> The task
Line by line, repeat the data below exactly, beginning at the first line and ending at the line with "const DEPTH = 49;". Omit pictures.

## START Data segment

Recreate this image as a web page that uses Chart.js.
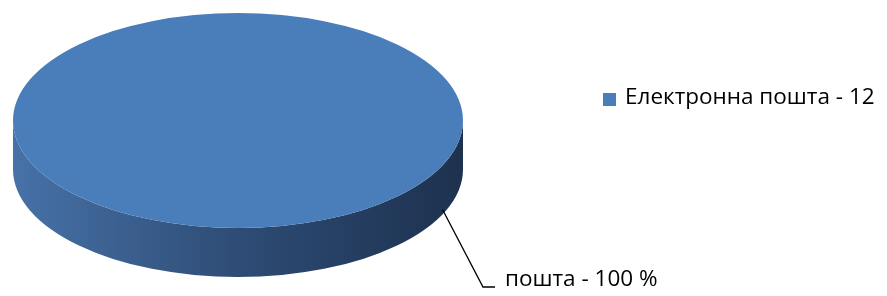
<!DOCTYPE html>
<html>
<head>
<meta charset="utf-8">
<script src="https://cdn.jsdelivr.net/npm/chart.js@4/dist/chart.umd.min.js"></script>
<style>
html,body{margin:0;padding:0;background:#fff;}
#wrap{width:887px;height:296px;position:relative;}
</style>
</head>
<body>
<div id="wrap"><canvas id="c" width="887" height="296"></canvas></div>
<script>
const categories = ['Електронна пошта'];
const legendValues = [12];
const percentLabels = ['пошта - 100 %'];
const seriesValues = [100];

const TOP_COLOR = '#4a7ebb';
const FONT = '"Open Sans", sans-serif';
const TILT = 0.478;   // vertical squash of the pie
const DEPTH = 49;     // thickness of the 3D side

const pie3d = {
  id: 'pie3d',
  beforeDatasetsDraw(chart) {
    const arc = chart.getDatasetMeta(0).data[0];
    if (!arc) return;
    const ctx = chart.ctx;
    const cx = arc.x, cy = arc.y, R = arc.outerRadius, ry = R * TILT;
    // side wall
    ctx.save();
    const g = ctx.createLinearGradient(cx - R, 0, cx + R, 0);
    g.addColorStop(0, '#4772a8');
    g.addColorStop(0.5, '#2e4c75');
    g.addColorStop(0.85, '#22395a');
    g.addColorStop(1, '#1e324f');
    ctx.fillStyle = g;
    ctx.beginPath();
    ctx.moveTo(cx - R, cy);
    ctx.lineTo(cx - R, cy + DEPTH);
    ctx.ellipse(cx, cy + DEPTH, R, ry, 0, Math.PI, 0, true);
    ctx.lineTo(cx + R, cy);
    ctx.ellipse(cx, cy, R, ry, 0, 0, Math.PI, false);
    ctx.closePath();
    ctx.fill();
    ctx.restore();
    // squash top
    ctx.save();
    ctx.translate(cx, cy);
    ctx.scale(1, TILT);
    ctx.translate(-cx, -cy);
  },
  afterDatasetsDraw(chart) {
    const ctx = chart.ctx;
    ctx.restore();
    const arc = chart.getDatasetMeta(0).data[0];
    if (!arc) return;
    const cx = arc.x, cy = arc.y, R = arc.outerRadius, ry = R * TILT;
    // leader line + label
    const ang = 0.43;
    const sx = cx + R * Math.cos(ang);
    const sy = cy + ry * Math.sin(ang) + DEPTH * 0.9;
    const ex = 483, ey = 287;
    ctx.save();
    ctx.strokeStyle = '#000';
    ctx.lineWidth = 1.3;
    ctx.beginPath();
    ctx.moveTo(sx, sy);
    ctx.lineTo(ex, ey);
    ctx.lineTo(ex + 12, ey);
    ctx.stroke();
    ctx.fillStyle = '#000';
    ctx.font = '22.5px ' + FONT;
    ctx.textBaseline = 'middle';
    ctx.textAlign = 'left';
    ctx.fillText(percentLabels[0], 505, 280);
    // legend
    ctx.fillStyle = TOP_COLOR;
    ctx.fillRect(603, 93, 13, 13);
    ctx.fillStyle = '#000';
    ctx.fillText(categories[0] + ' - ' + legendValues[0], 625, 98);
    ctx.restore();
  }
};

new Chart(document.getElementById('c'), {
  type: 'pie',
  data: {
    labels: categories,
    datasets: [{
      data: seriesValues,
      backgroundColor: [TOP_COLOR],
      borderWidth: 0,
      clip: false
    }]
  },
  options: {
    responsive: false,
    animation: false,
    radius: 225,
    layout: { padding: { left: 0, right: 411, top: 0, bottom: 55 } },
    plugins: { legend: { display: false }, tooltip: { enabled: false } }
  },
  plugins: [pie3d]
});
</script>
</body>
</html>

## END Data segment

> Solution
Recreate this image as a web page that uses Chart.js.
<!DOCTYPE html>
<html>
<head>
<meta charset="utf-8">
<script src="https://cdn.jsdelivr.net/npm/chart.js@4/dist/chart.umd.min.js"></script>
<style>
html,body{margin:0;padding:0;background:#fff;}
#wrap{width:887px;height:296px;position:relative;}
</style>
</head>
<body>
<div id="wrap"><canvas id="c" width="887" height="296"></canvas></div>
<script>
const categories = ['Електронна пошта'];
const legendValues = [12];
const percentLabels = ['пошта - 100 %'];
const seriesValues = [100];

const TOP_COLOR = '#4a7ebb';
const FONT = '"Open Sans", sans-serif';
const TILT = 0.478;   // vertical squash of the pie
const DEPTH = 49;     // thickness of the 3D side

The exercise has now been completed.